GIVEN REQUEST> Output, word for word, every line from the start of the listing down to and including the line that contains "d.score >= maxScore"; include nothing else.

GIVEN DATA>
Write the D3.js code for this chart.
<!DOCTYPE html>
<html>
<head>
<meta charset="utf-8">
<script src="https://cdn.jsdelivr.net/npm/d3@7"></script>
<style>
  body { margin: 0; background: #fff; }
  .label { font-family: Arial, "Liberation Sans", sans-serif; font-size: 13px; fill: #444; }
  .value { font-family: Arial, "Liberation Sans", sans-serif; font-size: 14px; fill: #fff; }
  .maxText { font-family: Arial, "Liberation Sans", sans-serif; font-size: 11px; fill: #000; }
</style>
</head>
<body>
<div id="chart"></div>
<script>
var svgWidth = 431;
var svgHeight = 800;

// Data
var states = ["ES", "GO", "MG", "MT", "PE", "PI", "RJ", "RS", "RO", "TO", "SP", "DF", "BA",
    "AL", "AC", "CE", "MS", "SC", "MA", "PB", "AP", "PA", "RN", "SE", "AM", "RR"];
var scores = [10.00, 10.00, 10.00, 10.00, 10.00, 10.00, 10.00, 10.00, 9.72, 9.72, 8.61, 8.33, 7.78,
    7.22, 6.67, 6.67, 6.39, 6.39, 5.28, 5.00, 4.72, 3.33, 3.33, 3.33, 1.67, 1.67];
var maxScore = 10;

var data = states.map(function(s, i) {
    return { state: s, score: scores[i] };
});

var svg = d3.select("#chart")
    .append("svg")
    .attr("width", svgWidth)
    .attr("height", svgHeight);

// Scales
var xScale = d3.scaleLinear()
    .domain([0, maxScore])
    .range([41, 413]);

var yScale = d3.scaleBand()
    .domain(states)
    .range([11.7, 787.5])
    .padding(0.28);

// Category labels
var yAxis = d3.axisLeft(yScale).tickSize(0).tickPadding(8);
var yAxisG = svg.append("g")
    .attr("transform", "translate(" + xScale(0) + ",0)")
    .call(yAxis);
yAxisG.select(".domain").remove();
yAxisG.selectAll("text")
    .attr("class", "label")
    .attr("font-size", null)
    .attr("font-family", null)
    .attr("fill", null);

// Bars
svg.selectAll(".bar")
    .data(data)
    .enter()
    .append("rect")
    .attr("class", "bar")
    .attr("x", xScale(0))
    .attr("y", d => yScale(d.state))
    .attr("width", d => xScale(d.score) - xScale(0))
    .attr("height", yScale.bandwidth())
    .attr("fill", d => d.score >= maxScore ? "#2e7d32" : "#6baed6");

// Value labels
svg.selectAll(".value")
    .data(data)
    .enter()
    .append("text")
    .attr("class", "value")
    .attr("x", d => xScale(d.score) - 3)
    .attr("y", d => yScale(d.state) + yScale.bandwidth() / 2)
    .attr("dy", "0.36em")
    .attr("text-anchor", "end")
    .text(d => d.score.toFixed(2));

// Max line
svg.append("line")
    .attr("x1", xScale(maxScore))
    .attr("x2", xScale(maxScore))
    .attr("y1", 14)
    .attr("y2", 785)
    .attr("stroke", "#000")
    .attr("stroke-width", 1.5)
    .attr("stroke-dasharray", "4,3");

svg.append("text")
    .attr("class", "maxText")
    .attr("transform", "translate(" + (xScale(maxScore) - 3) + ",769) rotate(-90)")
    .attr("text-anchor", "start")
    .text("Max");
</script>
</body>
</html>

RESULT OF THIS EXERCISE>
Write the D3.js code for this chart.
<!DOCTYPE html>
<html>
<head>
<meta charset="utf-8">
<script src="https://cdn.jsdelivr.net/npm/d3@7"></script>
<style>
  body { margin: 0; background: #fff; }
  .label { font-family: Arial, "Liberation Sans", sans-serif; font-size: 13px; fill: #444; }
  .value { font-family: Arial, "Liberation Sans", sans-serif; font-size: 14px; fill: #fff; }
  .maxText { font-family: Arial, "Liberation Sans", sans-serif; font-size: 11px; fill: #000; }
</style>
</head>
<body>
<div id="chart"></div>
<script>
var svgWidth = 431;
var svgHeight = 800;

// Data
var states = ["ES", "GO", "MG", "MT", "PE", "PI", "RJ", "RS", "RO", "TO", "SP", "DF", "BA",
    "AL", "AC", "CE", "MS", "SC", "MA", "PB", "AP", "PA", "RN", "SE", "AM", "RR"];
var scores = [10.00, 10.00, 10.00, 10.00, 10.00, 10.00, 10.00, 10.00, 9.72, 9.72, 8.61, 8.33, 7.78,
    7.22, 6.67, 6.67, 6.39, 6.39, 5.28, 5.00, 4.72, 3.33, 3.33, 3.33, 1.67, 1.67];
var maxScore = 10;

var data = states.map(function(s, i) {
    return { state: s, score: scores[i] };
});

var svg = d3.select("#chart")
    .append("svg")
    .attr("width", svgWidth)
    .attr("height", svgHeight);

// Scales
var xScale = d3.scaleLinear()
    .domain([0, maxScore])
    .range([41, 413]);

var yScale = d3.scaleBand()
    .domain(states)
    .range([11.7, 787.5])
    .padding(0.28);

// Category labels
var yAxis = d3.axisLeft(yScale).tickSize(0).tickPadding(8);
var yAxisG = svg.append("g")
    .attr("transform", "translate(" + xScale(0) + ",0)")
    .call(yAxis);
yAxisG.select(".domain").remove();
yAxisG.selectAll("text")
    .attr("class", "label")
    .attr("font-size", null)
    .attr("font-family", null)
    .attr("fill", null);

// Bars
svg.selectAll(".bar")
    .data(data)
    .enter()
    .append("rect")
    .attr("class", "bar")
    .attr("x", xScale(0))
    .attr("y", d => yScale(d.state))
    .attr("width", d => xScale(d.score) - xScale(0))
    .attr("height", yScale.bandwidth())
    .attr("fill", d => d.score >= maxScore ? "#2e7d32" : "#6baed6");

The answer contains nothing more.